Lake Forest Elementary Charter will have to wait while the Orleans Parish School Board re-bids the construction of the school’s future home in eastern New Orleans.  The new building, based on the design of Hynes Elementary in Lakeview, has a $29 million budget, but that would likely have to increase under current bid projections.

Principal and CEO of the organization, Mardele S. Early, expressed her concern that this would push back opening in the new facility until 2016. She reminded the board that, every day the school remains in its current location on Hayne Boulevard, the organization would be sinking more money into “band-aiding” its temporary building.

Ken Ducote, a consultant that Early called the school’s “facilities guru,” updated Lake Forest’s board on the details of OPSB’s decision at its meeting Wednesday.

“They are rebidding the project,” Ducote said. “The bids are supposed to come in in March.  They are not re-designing the school.”

Early was quick to point out that they had been told bids would be due in December when she and other officials were first told of the decision.

Ducote said that some area schools had been re-bid, only to come back with the same bids.  He assured the board that the project had already been budgeted, and would be going forward.

“I anticipate that, when the bids come in, they’re going to say, ‘It is what it is,’” he said.

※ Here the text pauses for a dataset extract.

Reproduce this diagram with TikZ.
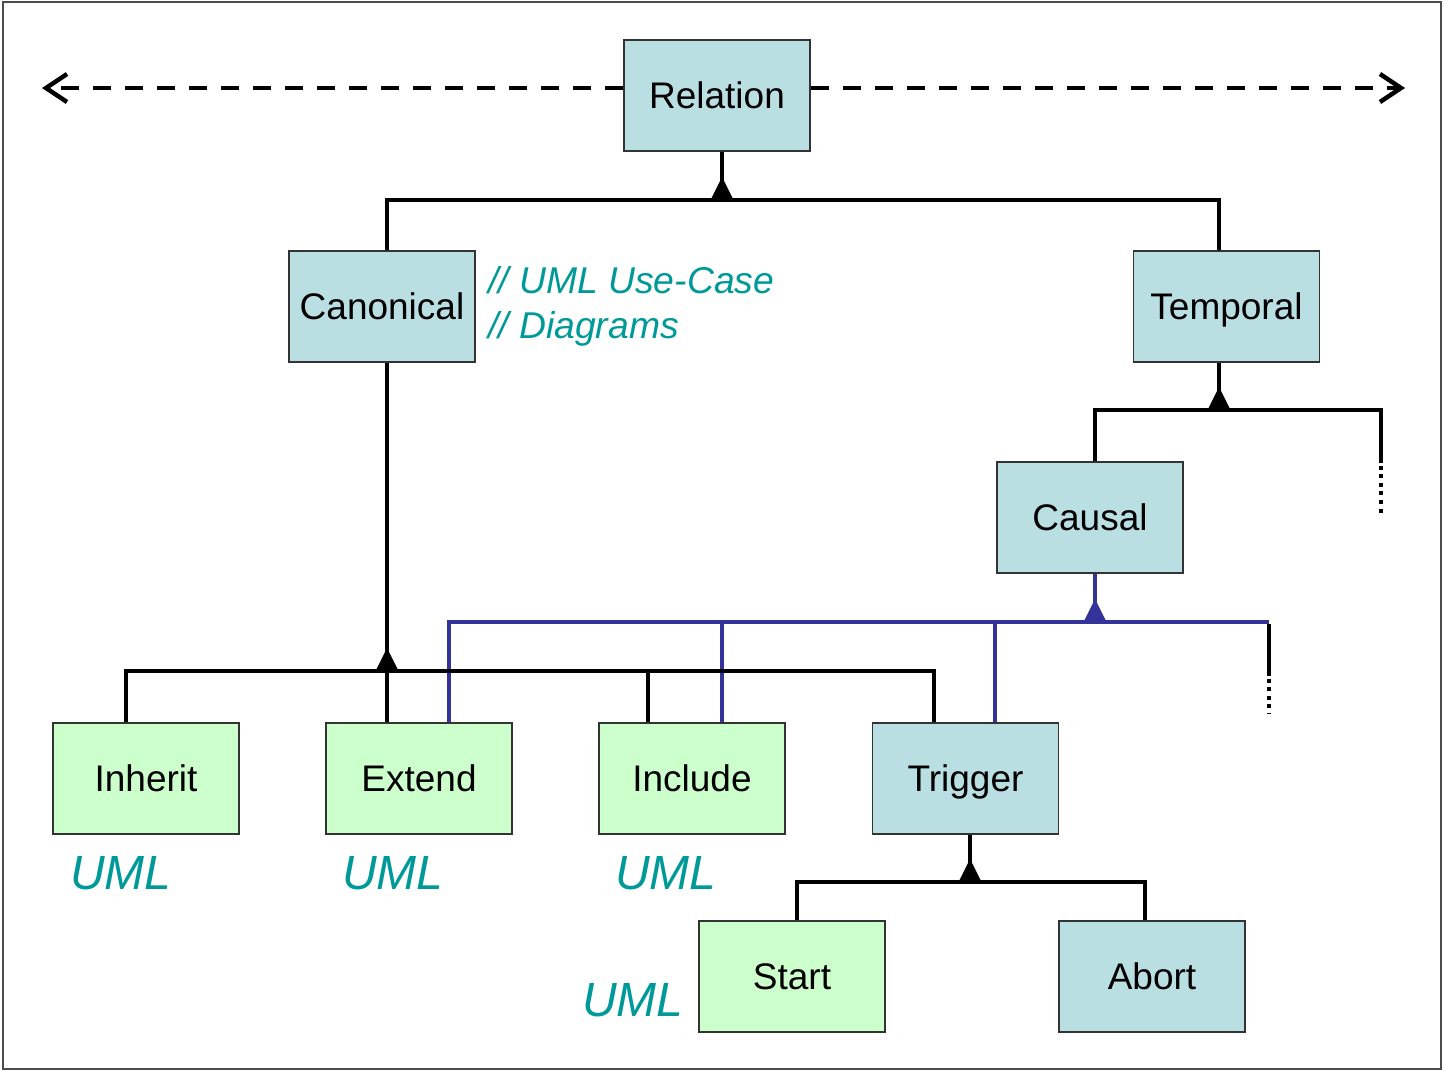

Early spoke to the board about the recent controversy around the new federal education standards.  She distributed a handout from a number of area organizations supporting Common Core standards.

“I know you’ve been hearing in the news about Common Core State Standards.  For some reason, it has become a political target for lawmakers and politicians,” said Early.

Early was careful to distinguish the Partnership for Assessment of Readiness for College and Career exam, which she said may have some issues, from the new Common Core materials being taught around the country.  She told members that, in her opinion, parents no longer have jobs that are secure for 30 years, and national standards would help kids be able to relocate anywhere in the country and still receive the same education.

She said the PARCC exam did require more writing and analyzing texts with higher-order thinking stills, which the school has embraced.  She said that until the issue had been seized by politicians, even Gov. Bobby Jindal had supported the new standards.

Lake Forest’s director of development, Joshua Fertitta, told the board that this month’s Cocktails and Blues fund-raising event with Irma Thomas had been a success.  While not ready to release exact figures just days after the event, he estimated that more than 200 people attended.  The school will hold another informal get-together for potential supporters at the Rusty Nail on Nov. 14, 5-8 p.m., which is open to the public.

Also present were members Gina Dupart, Denise Williams and Brian K. Richburg Sr.  Absent were Donald Pate and Windi Brown.  The meeting, which began at 1:47 p.m., concluded at 3:04 p.m.